Defending Multiracial Values
Stomping Clarence Thomas is a mainstream activity in Washington, D.C., not much more controversial than jogging.
Benjamin Chavis, head of the National Association for the Advancement of Colored People, recently patronized Thomas as a woeful backslider who had lost his way. On the other hand, Chavis is willing to welcome and embrace Louis Farrakhan, who, despite his violent anti-Semitism and many crackpot notions, has apparently not lost his way.
Much of the recent stomping is a reaction to Thomas’ 59-page opinion in a Georgia civil rights case, Holder vs. Hall. Thomas strongly rejected racial apportionment and racial gerrymandering. Ted Shaw, director of litigation for the NAACP’s Legal Defense Fund, complained that Thomas is “hostile to the Voting Rights Act as it has been construed.”
Several black officeholders considered it the last straw. Rep. Cleo Fields, D-La., said, “After this opinion, there is no hope” for Thomas. One of Thomas’ arguments, that the Voting Rights Act of 1965 does not compel the creation of “racially safe boroughs,” was dismissed by Rep. John Lewis, D-Ga., as “the silliest thing I ever heard of.”
This burst of anti-Thomas criticism had the flavor of excommunication. Thomas’ opinion was aimed directly at the orthodoxy of the civil rights establishment. The strategy of the establishment, which has hardened into ideology, is focused on race-conscious approaches - gerrymandering, setasides, quotas, race-norming and, inevitably, racial balkanization.
Though the establishment has worked very hard to depict Thomas as a racial heretic, on this issue he speaks for a lot of Americans, black and white, left and right, who are deeply concerned about where race-based policies are taking us. In fact, his opinion in Holder vs. Hall is a strong and valuable analysis of some of these policies and their likely long-term consequences.
Thomas argues that the Voting Rights Act of 1965 has evolved into a charter for a permanently divisive political spoils system. By judicial sleight of hand, he says, a law specifically barring proportional representation has been converted into a mandate for allotting seats according to racial proportions or percentages.
Washington Post columnist Edwin M. Yoder Jr. was one of the first to challenge the excommunication of Thomas for deviating from groupthink. Yoder pointed out that none of Thomas’ critics had bothered to meet his arguments head-on, resorting instead to ad hominem attacks.
One argument that has to be taken seriously is that the gerrymandering that created safe black districts has the effect of creating safe white districts nearby. As Yoder notes, North Carolina’s 3rd congressional district can now be described as “lily-white.” That’s because it has been stripped of black voters to create a famously contorted safe, black district that ignores all natural communities and snakes 160 miles down a highway. As one state legislator noted, “If you drove down the interstate with both car doors open, you’d kill most of the people in the district.”

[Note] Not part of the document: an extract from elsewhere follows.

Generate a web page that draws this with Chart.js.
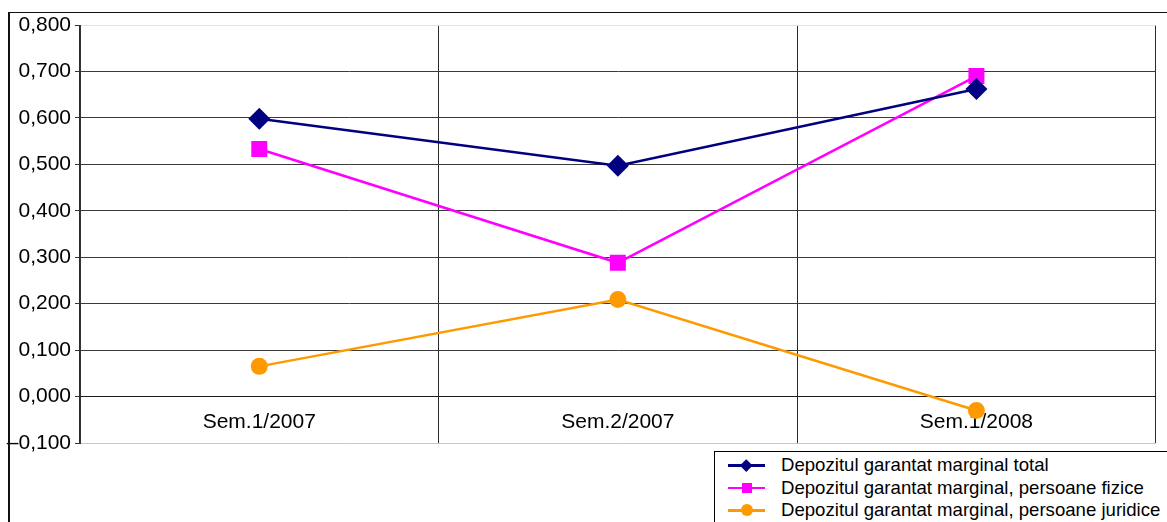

The North Carolina gerrymandering led to the Supreme Court’s ambivalent decision in Shaw vs. Reno, allowing challenges to racial districting. Racial gerrymandering, Justice Sandra O’Connor wrote, threatens to “carry us further from the goal of a political system in which race no longer matters,” and it “may balkanize us into competing factions.” Safe seats clearly benefit the people who get to fill them. But it’s not obvious that they benefit blacks, or anyone else, in the long run.
In Holder vs. Hall, Justice Thomas wrote, “As a practical political matter, our drive to segregate political districts by race can only serve to deepen racial divisions by destroying any need for voters or candidates to build bridges between racial groups or to form voting coalitions.”
The views of the civil rights establishment are based on some deep pessimism - that coalitions won’t work and whites won’t vote for nonwhites. So the expectation of racial separation is being built into our basic political structure.
The assumption that Americans are defined mainly, or solely, by race is being built in too. Abigail Thernstrom, author of “Whose Votes Count?” notes that all four Supreme Court justices who dissented in Shaw vs. Reno assumed that black Americans are one group with distinct interests. With other groups, we routinely acknowledge complicated and divided loyalties based on income, religion, class or place of residence. Thernstrom asks: “Do all blacks, wherever they live and whatever their income, share the same interests? Are African Americans, in effect, a nation within a nation - a separate people, unrepresented except by one of their own?”
The policy of creating electoral “homelands” for blacks seems to assume so. In effect, Justice Thomas was hit so hard for questioning the inwardlooking black solidarity that has overtaken the civil rights establishment. Alas, he was punished for looking beyond political Bantustans toward a multiracial America that works.